Chef's £2.2m injury claim rejected after photos showed him kayaking
An airport chef who claimed he was left barely able to walk after an accident at work had his £2.2m compensation claim thrown out after he was pictured on Facebook kayaking with his children.
Ferenc Sumegi strained his back lifting a fish tray at Heathrow and said the "unbearable" ongoing pain meant he had to use a stick or crutches to walk and often spent 18 hours a day lying down.
He sued his former employer, airport caterer Gate Gourmet UK Ltd, for £2.2m in compensation for his injuries and the loss of his career in the kitchen.
But his case was thrown out and he was handed a £75,000 court costs bill after Facebook evidence emerged showing him kayaking, carrying his children on his shoulders, and throwing a stick for a dog.
At Oxford County Court last March, judge Melissa Clarke found Sumegi's claim "fundamentally dishonest" - and the ruling was upheld by Mr Justice Yip at the High Court last week.
The court heard Sumegi, 49, who lives in Berkshire, hurt his back in October 2012 while working as a chef at Heathrow Airport, preparing meals for airline flights.
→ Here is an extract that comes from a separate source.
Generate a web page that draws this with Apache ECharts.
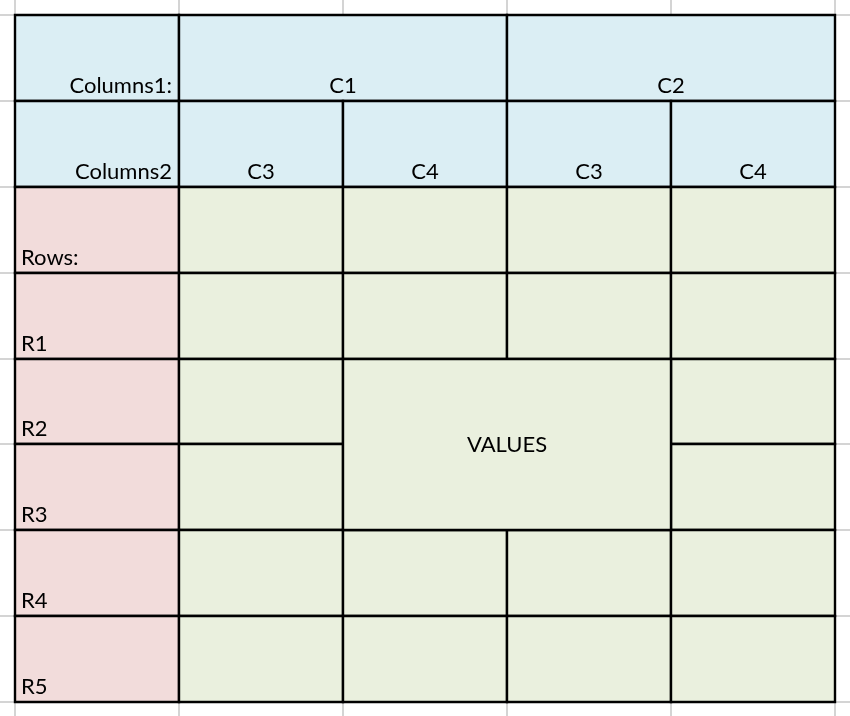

Lifting a tray of fish from a trolley, he strained his back and was left plagued by "unbearable" pain that blighted his work and day-to-day life, he said.
He said he couldn't lift anything heavy or "do sudden movements," was unable to take his children to the park and couldn't run, kneel or squat down.
Although he managed to return to work after taking time off to recover, he said he had to quit his job with Gate Gourmet in June 2013 due to his disabilities.
Sumegi claimed £2.2m compensation for his alleged "significant and continuing disability" and said: "I was unable to work as a chef as I could not do any lifting and could make no sudden movements.
"If I have to stand for too long then the pain in my back would be unbearable. There is no way I could go back to work as a chef."
He told a medic he resorted to holding onto furniture to get around at home, although he sometimes used his stick, and the doctor said Sumegi walked around his surgery – when examined – with "a rather crab-like, wide-based gait".
Lawyers for Gate Gourmet accepted that he suffered a genuine back injury, but insisted any symptoms caused by the accident would have cleared up within 14 months.
They argued his compensation claim was worth about £5,000 and that the £2.2m lawsuit was grossly inflated and "fundamentally dishonest".
A surveillance operation was mounted, covertly recording his movements, while investigations into social media led to his former bosses accusing him of "fundamental dishonesty" in his claim.
Photos showed him "vigorously throwing a stick for his dog", "kneeling in the sand burying his daughter at the beach", and "a photo of Sumegi in a river with a daughter on each shoulder and his arms in the air," they said.
He was also snapped fishing and going kayaking and paddle boarding.
Sumegi insisted that evidence from Facebook was misleading as the photos had been posted by his partner, who "only puts positive photos on her page".
He also had good days and bad days, he maintained.
"She doesn't put pictures of me with a stick or which show my disabilities," he said in evidence.
Judge Clarke, dismissing Sumegi's case last year, said video surveillance evidence from September and November 2020 showed him walking without any aids, filling his car up with petrol and doing the supermarket run without any problems.
"He doesn't show any discernible difficulty in doing anything that he has set out to do," she said.
She accepted that some of the Facebook photographs might well have been "posed," but added that some couldn't be "explained away".
"One is of him whirling his elder daughter in a circle," she said. "This is not a movement which in my view would be undertaken by someone with the level of back pain and disability that he describes - even on a good day."
She found Sumegi had "altered his gait" and exaggerated problems climbing stairs to boost his compensation claim.
She said his genuine back injury would have been worth only £4,970 in damages, rather than the seven-figure sum he claimed.
Sumegi challenged the decision in London's High Court last week, seeking a retrial on the basis that the judge "simply got her decision wrong" and "that he has not been dishonest and is not a liar".
But after a brief hearing, Mrs Justice Yip refused him permission to appeal, labelling the judgment against Sumegi a "model of fairness".
"The judge reached findings which were plainly open to her and seem inevitable on the evidence that was before the court," she concluded.
She said there was no "prospect of an appeal being successful".
Sumegi was left to foot the massive lawyers' bill for his "fundamentally dishonest" claim, with £75,000 to be paid up front.